Russia and China oppose Security Council resolution on Syria
From the International Report delivered to the CPGB-ML’s central committee on 5 November
Russia and China have exercised their veto in the Security Council to a proposed resolution condemning Syria for ‘oppressing anti-government forces’.
Russia enjoys military and commercial deals with Syria worth billions of dollars annually, and would certainly not wish to lose these to US and European predators. Nor would it want to lose its naval base at Tartus, and is sensibly therefore not supporting western imperialism’s attempts to bring about regime change in Syria – a regime change that would not be deemed successful unless the successor was a western puppet.
The New York Times of 5 October quite rightly says: “There is a sense in both capitals that the West in general, and the United States in particular, is feeding the protest movements in the Arab world to further its own interests, experts said. Both the Chinese and the Russians are determined to reassert their long opposition to anything that smacks of domestic meddling by outside powers.
“In that effort they have been joined by emerging powers like Brazil, India and South Africa, which have formed their own alliance and as current members of the Security Council all abstained from the Syria vote … Lebanon, where Syria holds sway, also abstained.

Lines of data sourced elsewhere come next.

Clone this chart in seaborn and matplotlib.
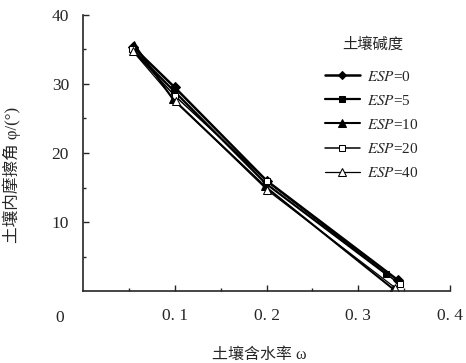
import pandas as pd
import matplotlib
matplotlib.use("Agg")
import matplotlib.pyplot as plt
import seaborn as sns

# Data
esp_labels = ["0", "5", "10", "20", "40"]
water_esp0 = [0.055, 0.100, 0.200, 0.343]
water_esp5 = [0.054, 0.099, 0.199, 0.330]
water_esp10 = [0.056, 0.098, 0.198, 0.338]
water_esp20 = [0.053, 0.100, 0.200, 0.345]
water_esp40 = [0.054, 0.101, 0.201, 0.340]
phi_esp0 = [35.3, 29.5, 16.0, 1.6]
phi_esp5 = [35.0, 29.0, 15.6, 2.5]
phi_esp10 = [35.7, 27.8, 15.2, 0.3]
phi_esp20 = [35.0, 28.3, 16.0, 1.0]
phi_esp40 = [34.8, 27.5, 14.6, 0.5]

xs = [water_esp0, water_esp5, water_esp10, water_esp20, water_esp40]
ys = [phi_esp0, phi_esp5, phi_esp10, phi_esp20, phi_esp40]

rows = []
for lab, xv, yv in zip(esp_labels, xs, ys):
    for a, b in zip(xv, yv):
        rows.append({"ESP": lab, "w": a, "phi": b})
df = pd.DataFrame(rows)

sns.set_style("ticks")
plt.rcParams["font.family"] = ["Liberation Serif", "Noto Sans CJK SC"]
plt.rcParams["mathtext.fontset"] = "stix"

fig = plt.figure(figsize=(4.66, 3.63), dpi=100)
ax = fig.add_axes([0.178, 0.198, 0.788, 0.761])

styles = {
    "0": dict(marker="D", mfc="black", lw=1.8, ms=5),
    "5": dict(marker="s", mfc="black", lw=1.6, ms=5),
    "10": dict(marker="^", mfc="black", lw=1.5, ms=6),
    "20": dict(marker="s", mfc="white", lw=1.1, ms=5),
    "40": dict(marker="^", mfc="white", lw=0.9, ms=6),
}

for lab in esp_labels:
    sub = df[df["ESP"] == lab]
    st = styles[lab]
    sns.lineplot(data=sub, x="w", y="phi", ax=ax, color="black", sort=False,
                 marker=st["marker"], markerfacecolor=st["mfc"],
                 markeredgecolor="black", markersize=st["ms"], linewidth=st["lw"],
                 label=f"$ESP$=" + lab)

ax.set_xlim(0, 0.4)
ax.set_ylim(0, 40)
ax.set_xticks([0.1, 0.2, 0.3, 0.4])
ax.set_xticklabels(["0. 1", "0. 2", "0. 3", "0. 4"])
ax.set_xticks([0.05, 0.15, 0.25, 0.35], minor=True)
ax.set_yticks([10, 20, 30, 40])
ax.set_yticks([5, 15, 25, 35], minor=True)
ax.tick_params(axis="both", which="major", direction="in", length=4, width=1,
               labelsize=12.5)
ax.tick_params(axis="x", which="major", pad=12)
ax.tick_params(axis="y", which="major", pad=10)
ax.tick_params(axis="both", which="minor", direction="in", length=2.5, width=1)
ax.text(-0.063, -0.098, "0", transform=ax.transAxes, ha="center", va="center",
        fontsize=12.5)

sns.despine(ax=ax)
ax.spines["left"].set_linewidth(1.2)
ax.spines["bottom"].set_linewidth(1.2)

ax.set_xlabel("土壤含水率 ω", fontsize=11.5)
ax.xaxis.set_label_coords(0.48, -0.2)
ax.set_ylabel("土壤内摩擦角 φ/(°)", fontsize=12)
ax.yaxis.set_label_coords(-0.17, 0.42)

# legend title drawn separately to get the wider gap of the reference
fig.text(373 / 466, 1 - 44 / 363, "土壤碱度", ha="center", va="center",
         fontsize=11)
leg = ax.legend(loc="upper left",
                bbox_to_anchor=(317 / 466, 1 - 62 / 363),
                bbox_transform=fig.transFigure, borderpad=0,
                frameon=False, fontsize=11,
                handlelength=2.3, labelspacing=0.66, handletextpad=0.45,
                markerscale=0.85)

fig.savefig("out.png", dpi=100)
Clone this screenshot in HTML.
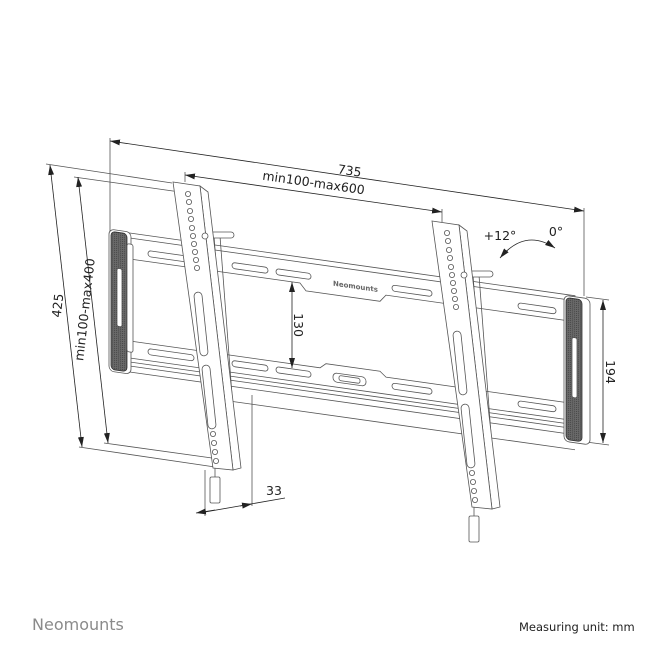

“The resolution itself was toothless, demanding that the violence in Syria stop. The draft underwent repeated dilutions, which dropped all but the most vague reference to sanctions as a future possibility. But even that drew objections, in part because the cloud of Libya cast a long shadow over the Syria deliberations. The Russians and the Chinese said they felt bamboozled after a resolution they thought was meant to protect Libyan civilians became what they condemned as a license to wage war on the government of Col Muammar el-Qaddafi. They are determined to avoid that in the Middle East and anywhere else.”
In actual fact, the resolution would not have been toothless even in its most attenuated form as it was being passed under Chapter 7, which authorises resort to “all necessary measures” (ie, war) to suppress whatever is classed by any belligerent as “a threat to international peace and security”. This was the basis for Nato’s attack on Libya, even though under no stretch of the imagination did the Benghazi rebellion or the Libyan government’s response pose any threat to international peace and security.